The company has also ex­panded into the unmanned systems market. At the Inter­national Maritime Defense Exhibition here last month, the company showed its Venus-9 and Venus-16 un­manned surface vehicles. ST Electronics worked with U.K.-based H-Scientific Ltd. to jointly develop a collision avoidance system for the Venus.

The company also has a new Autonomous Underwa­ter Vehicle-3 with forward and side-scanning sonar and dual-frequency synthetic aperture sonar module.

“We just came out with it,” an ST Engineering source said.

All three platforms can carry a variety of mission payloads, she said.

ST Kinetics made inroads into the European market in 2008 when it signed a $250 million contract with the British military to supply 100 Warthog tracked infantry fighting vehicles. This was the first time ST Engineering had sold an armored vehicle to an NATO member. The Warthog is a variant of ST Kinetics’ Bronco All Terrain Tracked Carrier and was se­lected in response to an ur­gent operational require­ment for British forces in Afghanistan.

“We delivered.

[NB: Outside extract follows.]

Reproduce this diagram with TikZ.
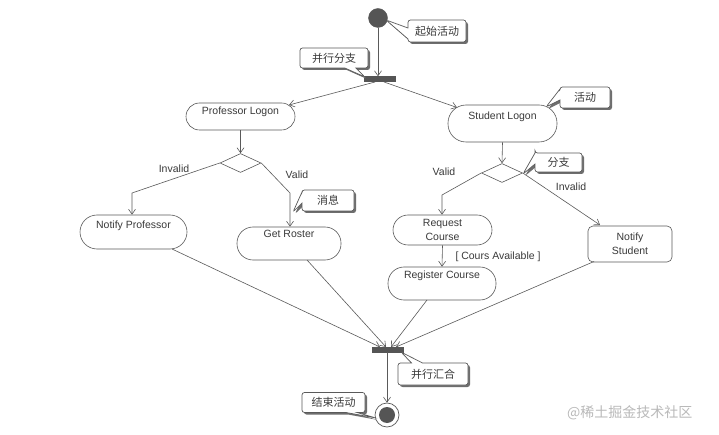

The vehicle went to Afghanistan. When we signed the contract we felt the trust the British gave us in providing a vehicle to protect their troops was very serious,” Choy said. “We’ve learned a lot from it and are going forward on new developments.” ST Engineering will be bidding for a Swedish mili­tary tender for a Bronco-like vehicle to replace the Bv 206 all-terrain vehicles.

ST Kinetics also builds the eight-wheeled armored Ter­rex Infantry Carrier Vehicle, which it co-developed with Ireland-based Timoney Tech­nology. The SAF began de­ploying the vehicle for train­ing in 2010 and on May 31 the SAF’s first motorized infantry unit became operational with the Terrex.